Source excerpt:
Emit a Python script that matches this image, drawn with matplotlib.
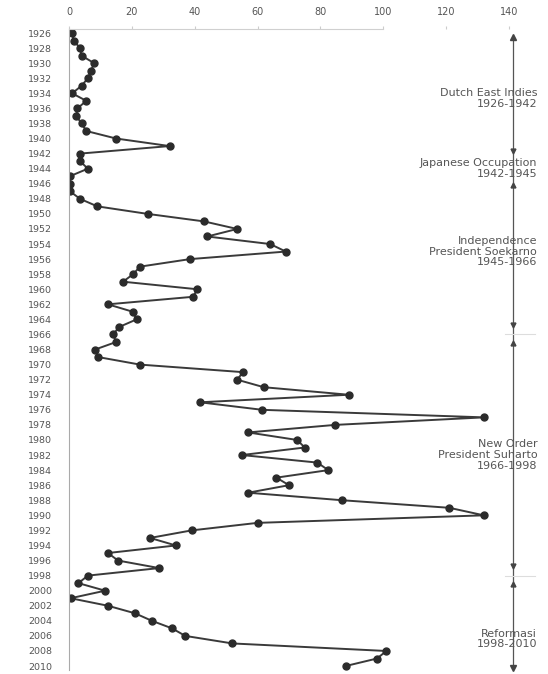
import matplotlib
matplotlib.use("Agg")
import matplotlib.pyplot as plt
import matplotlib.transforms as mtransforms

# yearly values (top axis 0-140)
years = list(range(1926, 2011))
values = [1, 1.5, 3.5, 4, 8, 7, 6, 4, 1, 5.5,
          2.7, 2.3, 4, 5.5, 15, 32, 3.5, 3.5, 6, 0.3,
          0.3, 0.3, 3.5, 9, 25, 43, 53.5, 44, 64, 69,
          38.5, 22.6, 20.4, 17.2, 40.8, 39.5, 12.4, 20.4, 21.5, 16,
          14, 15, 8.3, 9.3, 22.6, 55.4, 53.5, 62, 89, 41.7,
          61.5, 132, 84.7, 57, 72.6, 75, 55, 79, 82.5, 66,
          70, 57, 87, 121, 132, 60, 39, 25.8, 34, 12.4,
          15.6, 28.7, 6, 3, 11.5, 0.5, 12.4, 21, 26.4, 32.8,
          37, 52, 101, 98, 88]

x_ticks = [0, 20, 40, 60, 80, 100, 120, 140]
y_ticks = list(range(1926, 2011, 2))

# historical periods on the right-hand timeline
period_labels = ["Dutch East Indies\n1926-1942",
                 "Japanese Occupation\n1942-1945",
                 "Independence\nPresident Soekarno\n1945-1966",
                 "New Order\nPresident Suharto\n1966-1998",
                 "Reformasi\n1998-2010"]
period_label_y = [1934.7, 1944.0, 1955.0, 1982.0, 2006.4]
boundaries = [1966, 1998]

fig = plt.figure(figsize=(5.48, 6.74), dpi=100)
ax = fig.add_axes([0.1259, 0.0062, 0.8029, 0.9504])

ax.plot(values, years, color="#3a3a3a", linewidth=1.4, marker="o",
        markersize=5, markerfacecolor="#2b2b2b", markeredgecolor="#2b2b2b")

ax.set_xlim(0, 140)
ax.set_ylim(2010.5, 1925.5)
ax.xaxis.tick_top()
ax.set_xticks(x_ticks)
ax.set_xticklabels([str(t) for t in x_ticks], fontsize=7, color="#555555")
ax.set_yticks(y_ticks)
ax.set_yticklabels([str(t) for t in y_ticks], fontsize=6.8, color="#555555")
ax.tick_params(axis="x", length=2, pad=7, color="#cccccc")
ax.tick_params(axis="y", length=0, pad=12)

for side in ["right", "bottom"]:
    ax.spines[side].set_visible(False)
ax.spines["left"].set_color("#aaaaaa")
ax.spines["left"].set_linewidth(0.8)
ax.spines["top"].set_color("#d0d0d0")
ax.spines["top"].set_bounds(0, 100)

# timeline on the right
trans = mtransforms.blended_transform_factory(ax.transAxes, ax.transData)
line_x = 1.009
ax.plot([line_x, line_x], [1926.4, 2010.3], color="#555555", linewidth=0.9,
        transform=trans, clip_on=False)
ax.plot([line_x], [1926.5], marker="^", markersize=4, color="#444444",
        transform=trans, clip_on=False)
ax.plot([line_x], [2010.2], marker="v", markersize=4, color="#444444",
        transform=trans, clip_on=False)
ax.plot([line_x], [1941.6], marker="v", markersize=3.5, color="#444444",
        transform=trans, clip_on=False)
ax.plot([line_x], [1946.2], marker="^", markersize=3.5, color="#444444",
        transform=trans, clip_on=False)
for b in boundaries:
    ax.plot([line_x], [b - 1.3], marker="v", markersize=3.5, color="#444444",
            transform=trans, clip_on=False)
    ax.plot([line_x], [b + 1.1], marker="^", markersize=3.5, color="#444444",
            transform=trans, clip_on=False)
    ax.plot([0.99, 1.06], [b, b], color="#dddddd", linewidth=0.8,
            transform=trans, clip_on=False)

for label, yv in zip(period_labels, period_label_y):
    ax.text(1.064, yv, label, transform=trans, ha="right", va="center",
            fontsize=8, color="#555555", linespacing=1.1)

fig.savefig("out.png", dpi=100)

Stated exercise: Repeat the material above in full and exactly, apart from the pictures.

Answer to the task:
Emit a Python script that matches this image, drawn with matplotlib.
import matplotlib
matplotlib.use("Agg")
import matplotlib.pyplot as plt
import matplotlib.transforms as mtransforms

# yearly values (top axis 0-140)
years = list(range(1926, 2011))
values = [1, 1.5, 3.5, 4, 8, 7, 6, 4, 1, 5.5,
          2.7, 2.3, 4, 5.5, 15, 32, 3.5, 3.5, 6, 0.3,
          0.3, 0.3, 3.5, 9, 25, 43, 53.5, 44, 64, 69,
          38.5, 22.6, 20.4, 17.2, 40.8, 39.5, 12.4, 20.4, 21.5, 16,
          14, 15, 8.3, 9.3, 22.6, 55.4, 53.5, 62, 89, 41.7,
          61.5, 132, 84.7, 57, 72.6, 75, 55, 79, 82.5, 66,
          70, 57, 87, 121, 132, 60, 39, 25.8, 34, 12.4,
          15.6, 28.7, 6, 3, 11.5, 0.5, 12.4, 21, 26.4, 32.8,
          37, 52, 101, 98, 88]

x_ticks = [0, 20, 40, 60, 80, 100, 120, 140]
y_ticks = list(range(1926, 2011, 2))

# historical periods on the right-hand timeline
period_labels = ["Dutch East Indies\n1926-1942",
                 "Japanese Occupation\n1942-1945",
                 "Independence\nPresident Soekarno\n1945-1966",
                 "New Order\nPresident Suharto\n1966-1998",
                 "Reformasi\n1998-2010"]
period_label_y = [1934.7, 1944.0, 1955.0, 1982.0, 2006.4]
boundaries = [1966, 1998]

fig = plt.figure(figsize=(5.48, 6.74), dpi=100)
ax = fig.add_axes([0.1259, 0.0062, 0.8029, 0.9504])

ax.plot(values, years, color="#3a3a3a", linewidth=1.4, marker="o",
        markersize=5, markerfacecolor="#2b2b2b", markeredgecolor="#2b2b2b")

ax.set_xlim(0, 140)
ax.set_ylim(2010.5, 1925.5)
ax.xaxis.tick_top()
ax.set_xticks(x_ticks)
ax.set_xticklabels([str(t) for t in x_ticks], fontsize=7, color="#555555")
ax.set_yticks(y_ticks)
ax.set_yticklabels([str(t) for t in y_ticks], fontsize=6.8, color="#555555")
ax.tick_params(axis="x", length=2, pad=7, color="#cccccc")
ax.tick_params(axis="y", length=0, pad=12)

for side in ["right", "bottom"]:
    ax.spines[side].set_visible(False)
ax.spines["left"].set_color("#aaaaaa")
ax.spines["left"].set_linewidth(0.8)
ax.spines["top"].set_color("#d0d0d0")
ax.spines["top"].set_bounds(0, 100)

# timeline on the right
trans = mtransforms.blended_transform_factory(ax.transAxes, ax.transData)
line_x = 1.009
ax.plot([line_x, line_x], [1926.4, 2010.3], color="#555555", linewidth=0.9,
        transform=trans, clip_on=False)
ax.plot([line_x], [1926.5], marker="^", markersize=4, color="#444444",
        transform=trans, clip_on=False)
ax.plot([line_x], [2010.2], marker="v", markersize=4, color="#444444",
        transform=trans, clip_on=False)
ax.plot([line_x], [1941.6], marker="v", markersize=3.5, color="#444444",
        transform=trans, clip_on=False)
ax.plot([line_x], [1946.2], marker="^", markersize=3.5, color="#444444",
        transform=trans, clip_on=False)
for b in boundaries:
    ax.plot([line_x], [b - 1.3], marker="v", markersize=3.5, color="#444444",
            transform=trans, clip_on=False)
    ax.plot([line_x], [b + 1.1], marker="^", markersize=3.5, color="#444444",
            transform=trans, clip_on=False)
    ax.plot([0.99, 1.06], [b, b], color="#dddddd", linewidth=0.8,
            transform=trans, clip_on=False)

for label, yv in zip(period_labels, period_label_y):
    ax.text(1.064, yv, label, transform=trans, ha="right", va="center",
            fontsize=8, color="#555555", linespacing=1.1)

fig.savefig("out.png", dpi=100)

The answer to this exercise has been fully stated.